Ekonom senior Institute for Development of Economics and Finance (Indef) Faisal Basri mengatakan bahwa perilaku pamer harta para pejabat Direktorat Jenderal Pajak bisa memicu civil disobedience atau pembangkangan sipil berupa mogok pembayaran pajak. Tapi, kata Faisal Basri, pembangkangan sipil tersebut kecil kemungkinan muncul di Indonesia sebab rakyat Indonesia pemaaf.
“Itu kita jauh dari sana (pembangkangan sipil). Jadi rakyat Indonesia itu pemaaf sekali dan tadi kesimpulan yang disampaikan hanya menunjukkan hanya 2 persen saja yang punya gagasan untuk membangkang bayar pajak gitu,” ujar dia dalam diskusi virtual yang digelar Indef pada Selasa, (28/3/2023).
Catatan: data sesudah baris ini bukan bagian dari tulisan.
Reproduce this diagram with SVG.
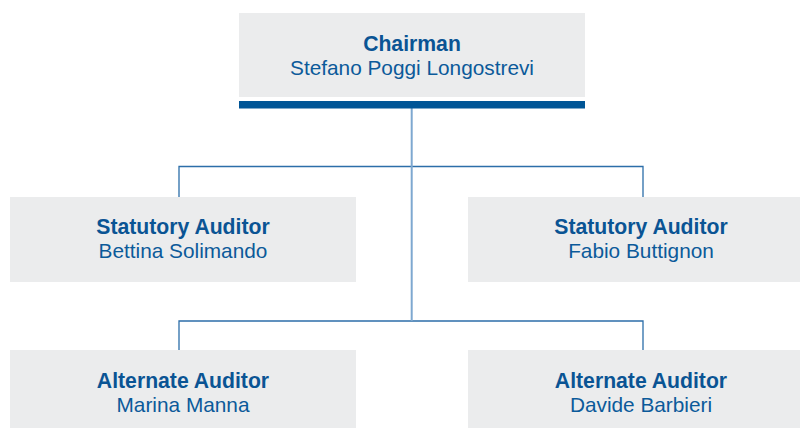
<svg xmlns="http://www.w3.org/2000/svg" width="800" height="428" viewBox="0 0 800 428">
<style>
.box{fill:#ebeced}
.t{font-family:"Liberation Sans",Arial,sans-serif;font-size:20.8px;fill:#0b5a9a;text-anchor:middle}
.b{font-weight:bold;font-size:21.2px;fill:#0a5494}
.ln{fill:none;stroke:#2c6ea9;stroke-width:1.3}
.tr{fill:none;stroke:#7ea8d0;stroke-width:2}
</style>
<rect width="800" height="428" fill="#ffffff"/>
<g id="connectors">
<polyline class="ln" points="179,197 179,166.5 643,166.5 643,197"/>
<polyline class="ln" points="179,350 179,321 643,321 643,350"/>
<line class="tr" x1="411.7" y1="108" x2="411.7" y2="321"/>
</g>
<g id="chairman">
<rect class="box" x="239" y="13" width="346" height="84"/>
<rect x="239" y="101" width="346" height="7.5" fill="#005596"/>
<text class="t b" x="412" y="51">Chairman</text>
<text class="t" x="412" y="75">Stefano Poggi Longostrevi</text>
</g>
<g id="statutory1">
<rect class="box" x="10" y="197" width="346" height="85"/>
<text class="t b" x="183" y="234">Statutory Auditor</text>
<text class="t" x="183" y="258">Bettina Solimando</text>
</g>
<g id="statutory2">
<rect class="box" x="468" y="197" width="346" height="85"/>
<text class="t b" x="641" y="234">Statutory Auditor</text>
<text class="t" x="641" y="258">Fabio Buttignon</text>
</g>
<g id="alternate1">
<rect class="box" x="10" y="350" width="346" height="85"/>
<text class="t b" x="183" y="388">Alternate Auditor</text>
<text class="t" x="183" y="412">Marina Manna</text>
</g>
<g id="alternate2">
<rect class="box" x="468" y="350" width="346" height="85"/>
<text class="t b" x="641" y="388">Alternate Auditor</text>
<text class="t" x="641" y="412">Davide Barbieri</text>
</g>
</svg>
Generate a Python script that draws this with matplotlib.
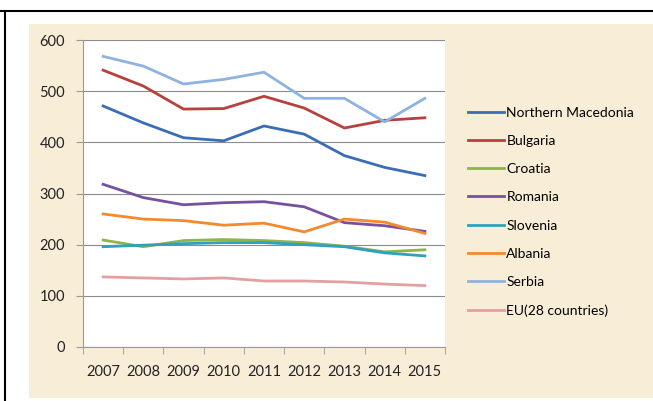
import matplotlib
matplotlib.use("Agg")
import matplotlib.pyplot as plt
from matplotlib.patches import Rectangle
from matplotlib.lines import Line2D

plt.rcParams["font.family"] = ["Lato", "DejaVu Sans"]

years = ["2007", "2008", "2009", "2010", "2011", "2012", "2013", "2014", "2015"]
n_macedonia = [471, 438, 409, 403, 432, 416, 374, 351, 335]
bulgaria = [541, 510, 465, 466, 490, 467, 428, 443, 448]
croatia = [209, 196, 208, 210, 208, 204, 197, 186, 190]
romania = [318, 292, 278, 282, 284, 274, 243, 237, 226]
slovenia = [196, 199, 202, 204, 204, 200, 196, 184, 178]
albania = [260, 250, 247, 238, 242, 225, 250, 244, 222]
serbia = [568, 549, 514, 523, 537, 486, 486, 440, 486]
eu28 = [137, 135, 133, 135, 129, 129, 127, 123, 120]

series = [
    ("Northern Macedonia", n_macedonia, "#3A6DB3"),
    ("Bulgaria", bulgaria, "#B8413D"),
    ("Croatia", croatia, "#8DB54A"),
    ("Romania", romania, "#7850A0"),
    ("Slovenia", slovenia, "#2FA0BE"),
    ("Albania", albania, "#F38A2E"),
    ("Serbia", serbia, "#8FB3E0"),
    ("EU(28 countries)", eu28, "#E3A0A2"),
]

fig = plt.figure(figsize=(6.53, 4.01), dpi=100)
fig.patch.set_facecolor("white")

# beige chart background and frame lines
fig.add_artist(Rectangle((29 / 653, 3 / 401), 624 / 653, 374 / 401,
                         transform=fig.transFigure, facecolor="#F8EED7",
                         edgecolor="none", zorder=-10))
fig.add_artist(Line2D([0, 1], [1 - 11 / 401, 1 - 11 / 401], transform=fig.transFigure,
                      color="black", lw=1.5))
fig.add_artist(Line2D([5 / 653, 5 / 653], [0, 1 - 11 / 401], transform=fig.transFigure,
                      color="black", lw=1.5))

ax = fig.add_axes([83 / 653, 1 - 347 / 401, (445 - 83) / 653, (347 - 40) / 401])
ax.set_facecolor("white")

x = list(range(len(years)))
for name, vals, col in series:
    ax.plot(x, vals, color=col, lw=2, label=name)

ax.set_xlim(-0.5, len(years) - 0.5)
ax.set_ylim(0, 600)
ax.set_yticks(range(0, 601, 100))
ax.set_xticks(x)
ax.set_xticklabels(years)
ax.set_xticks([i - 0.5 for i in range(len(years) + 1)], minor=True)
ax.tick_params(axis="x", which="major", length=0, pad=13, labelsize=10.5, colors="#222222")
ax.tick_params(axis="x", which="minor", length=5, color="#999999")
ax.tick_params(axis="y", length=5, color="#999999", labelsize=10.5, colors="#222222", pad=8)
ax.grid(axis="y", color="#8c8c8c", lw=0.8)
ax.set_axisbelow(True)
for s in ["top", "right"]:
    ax.spines[s].set_visible(False)
ax.spines["left"].set_color("#999999")
ax.spines["bottom"].set_color("#999999")

leg = fig.legend(loc="upper left", bbox_to_anchor=(462 / 653, 1 - 101 / 401),
                 frameon=False, fontsize=10, labelspacing=1.17, handlelength=2.6,
                 handletextpad=0.2, borderaxespad=0)

plt.savefig("out.png", dpi=100)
Diskusi virtual yang digelar Indef merespons beberapa isu yang terjadi saat ini. Beberapa di antaranya adalah maraknya pejabat pamer harta.
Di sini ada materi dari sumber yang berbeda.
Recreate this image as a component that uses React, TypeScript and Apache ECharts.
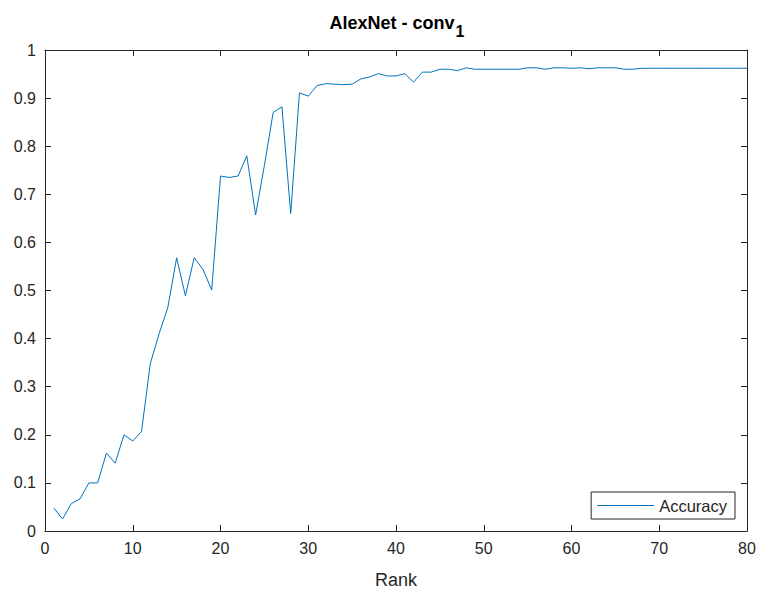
import React, { useEffect, useRef } from "react";
import * as echarts from "echarts";

const ranks: number[] = Array.from({ length: 80 }, (_, i) => i + 1);
const accuracy: number[] = [
  0.048, 0.025, 0.057, 0.067, 0.1, 0.1, 0.162, 0.141, 0.2, 0.187,
  0.207, 0.348, 0.41, 0.465, 0.568, 0.489, 0.568, 0.544, 0.501, 0.738,
  0.735, 0.738, 0.78, 0.657, 0.76, 0.87, 0.882, 0.66, 0.911, 0.904,
  0.926, 0.93, 0.929, 0.928, 0.929, 0.94, 0.944, 0.951, 0.946, 0.946,
  0.951, 0.933, 0.954, 0.954, 0.96, 0.96, 0.957, 0.963, 0.96, 0.96,
  0.96, 0.96, 0.96, 0.96, 0.963, 0.963, 0.96, 0.963, 0.963, 0.962,
  0.963, 0.961, 0.963, 0.963, 0.963, 0.96, 0.96, 0.962, 0.962, 0.962,
  0.962, 0.962, 0.962, 0.962, 0.962, 0.962, 0.962, 0.962, 0.962, 0.962,
];
const xTicks = { min: 0, max: 80, interval: 10 };
const yTicks = { min: 0, max: 1, interval: 0.1 };

const AX = "#262626";
const FONT = "Liberation Sans, Arial, Helvetica, sans-serif";

export default function App() {
  const ref = useRef<HTMLDivElement>(null);
  useEffect(() => {
    if (!ref.current) return;
    const chart = echarts.init(ref.current, undefined, { renderer: "svg" });
    const axisLine = { show: true, onZero: false, lineStyle: { color: AX, width: 1 } };
    const axisTick = { show: true, inside: true, length: 6, lineStyle: { color: AX, width: 1 } };
    chart.setOption({
      animation: false,
      backgroundColor: "#ffffff",
      title: {
        text: "{a|AlexNet - conv}{s|1}",
        left: 392,
        top: 9,
        textAlign: "center",
        textStyle: {
          rich: {
            a: { fontFamily: FONT, fontSize: 18, fontWeight: "bold", color: "#000", lineHeight: 22, verticalAlign: "top" },
            s: { fontFamily: FONT, fontSize: 16, fontWeight: "bold", color: "#000", lineHeight: 22, padding: [9, 0, 0, 1], verticalAlign: "top" },
          },
        },
      },
      grid: { left: 45, right: 13, top: 50, bottom: 58, containLabel: false },
      legend: {
        show: true,
        right: 25,
        top: 492,
        orient: "vertical",
        backgroundColor: "#ffffff",
        borderColor: AX,
        borderWidth: 1,
        borderRadius: 0,
        padding: [5, 8, 5, 6],
        itemWidth: 57,
        itemHeight: 18,
        itemGap: 0,
        icon: "path://M0,9L57,9L57,10L0,10Z",
        textStyle: { fontFamily: FONT, fontSize: 16.5, color: AX },
        data: [{ name: "Accuracy", itemStyle: { color: "#0072BD" } }],
      },
      xAxis: [
        {
          type: "value",
          ...xTicks,
          position: "bottom",
          name: "Rank",
          nameLocation: "middle",
          nameGap: 40,
          nameTextStyle: { fontFamily: FONT, fontSize: 18, color: AX },
          axisLine,
          axisTick,
          splitLine: { show: false },
          axisLabel: { fontFamily: FONT, fontSize: 16, color: AX, margin: 9 },
        },
        {
          type: "value",
          ...xTicks,
          position: "top",
          axisLine,
          axisTick,
          splitLine: { show: false },
          axisLabel: { show: false },
        },
      ],
      yAxis: [
        {
          type: "value",
          ...yTicks,
          position: "left",
          axisLine,
          axisTick,
          splitLine: { show: false },
          axisLabel: { fontFamily: FONT, fontSize: 16, color: AX, margin: 9, formatter: (v: number) => String(Math.round(v * 10) / 10) },
        },
        {
          type: "value",
          ...yTicks,
          position: "right",
          axisLine,
          axisTick,
          splitLine: { show: false },
          axisLabel: { show: false },
        },
      ],
      series: [
        {
          name: "Accuracy",
          type: "line",
          xAxisIndex: 0,
          yAxisIndex: 0,
          data: ranks.map((r, i) => [r, accuracy[i]]),
          showSymbol: false,
          symbol: "none",
          lineStyle: { color: "#0072BD", width: 1 },
          itemStyle: { color: "#0072BD" },
        },
      ],
    });
    return () => chart.dispose();
  }, []);
  return <div ref={ref} style={{ width: 760, height: 594, position: "absolute", left: 0, top: 0 }} />;
}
Berdasarkan analisis big data Indef ada 680.000 perbincangan di Twitter yang mengeluh mengenai perilaku pamer harta pejabat Direktorat Jenderal Pajak. Namun, meski para warganet mengkritisi perbuatan para pejabat tersebut, mereka tidak sampai melakukan pembangkangan bayar pajak.
“Warganet Indonesia sangat luar biasa. Mereka kritis tapi tetap melaksanakan kewajiban membayar pajak,” ujar Faisal Basri.
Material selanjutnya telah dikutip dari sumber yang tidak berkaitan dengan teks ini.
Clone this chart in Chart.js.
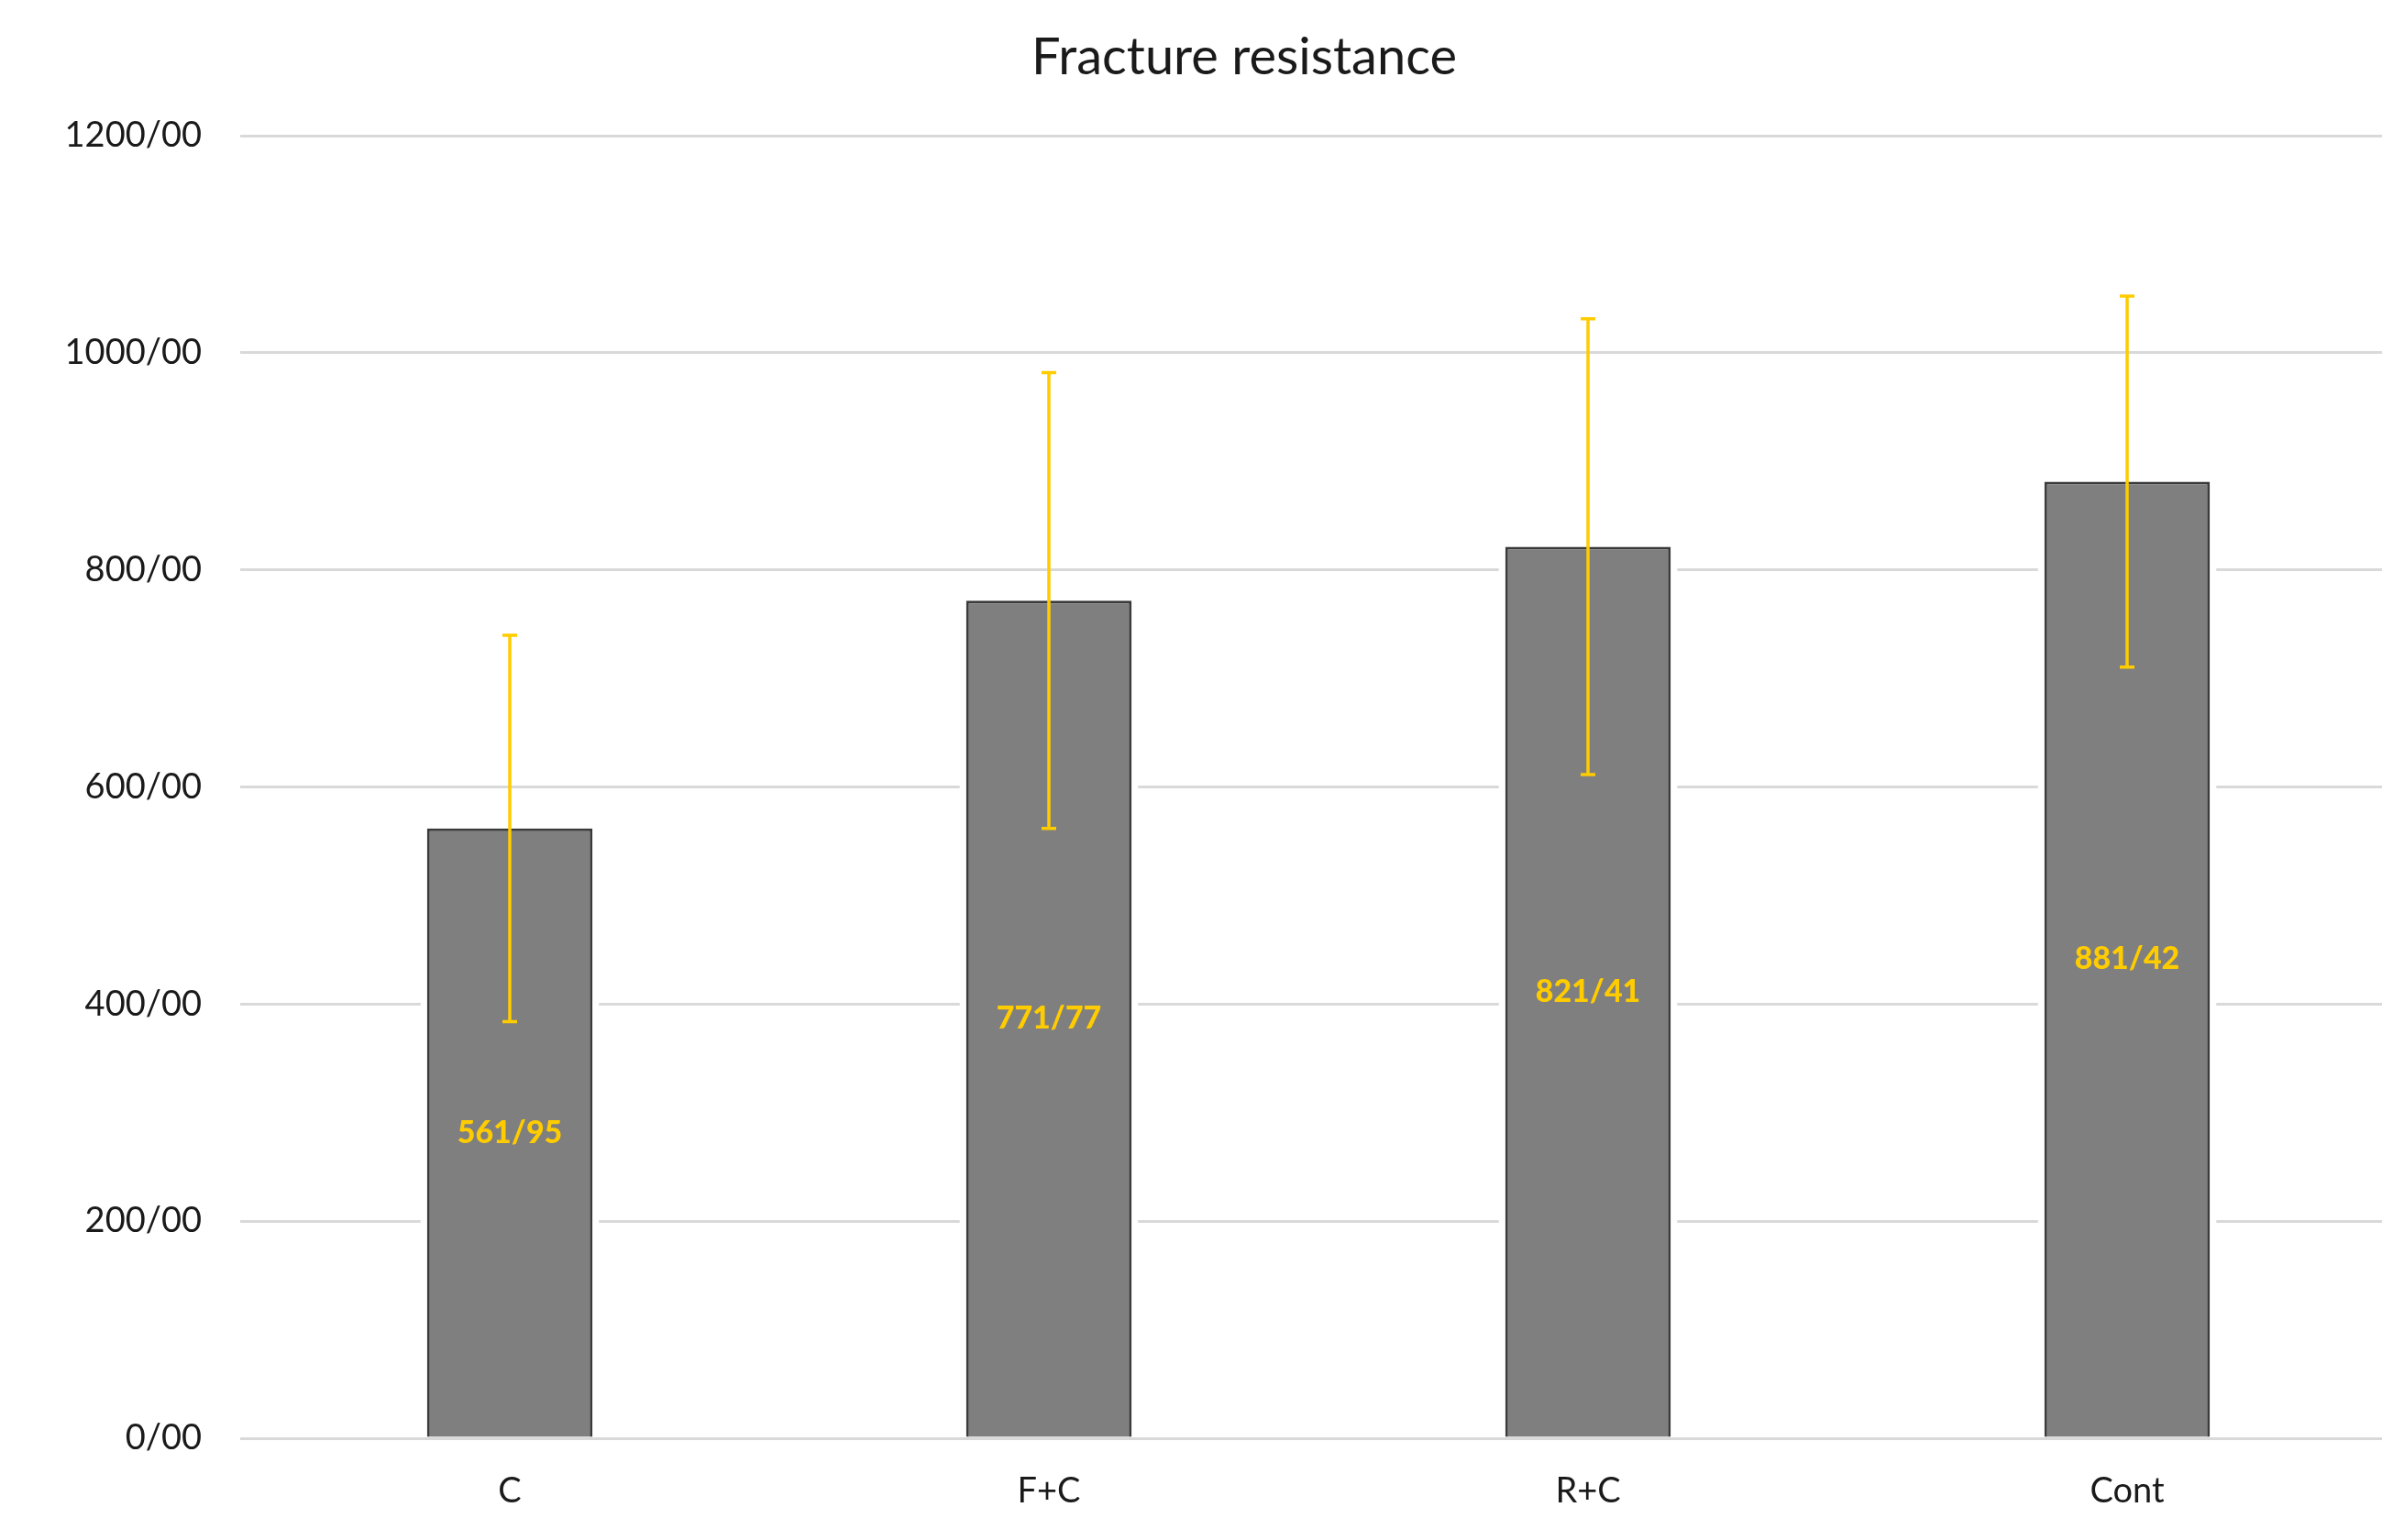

Selain itu, Faisal Basri melanjutkan, pembangkangan sipil untuk membayar pajak di Indonesia juga susah terjadi karena negara memiliki sistem yang bisa memaksa warga membayar pajak. Sehingga sekalipun ada masyarakat ingin tidak bayar pajak, mereka tidak bisa mengelak dari bayar pajak.
“Jadi boleh saya tekad (tidak bayar pajak) tapi tidak bisa mengelak untuk tetap bayar,” ucap Faisal.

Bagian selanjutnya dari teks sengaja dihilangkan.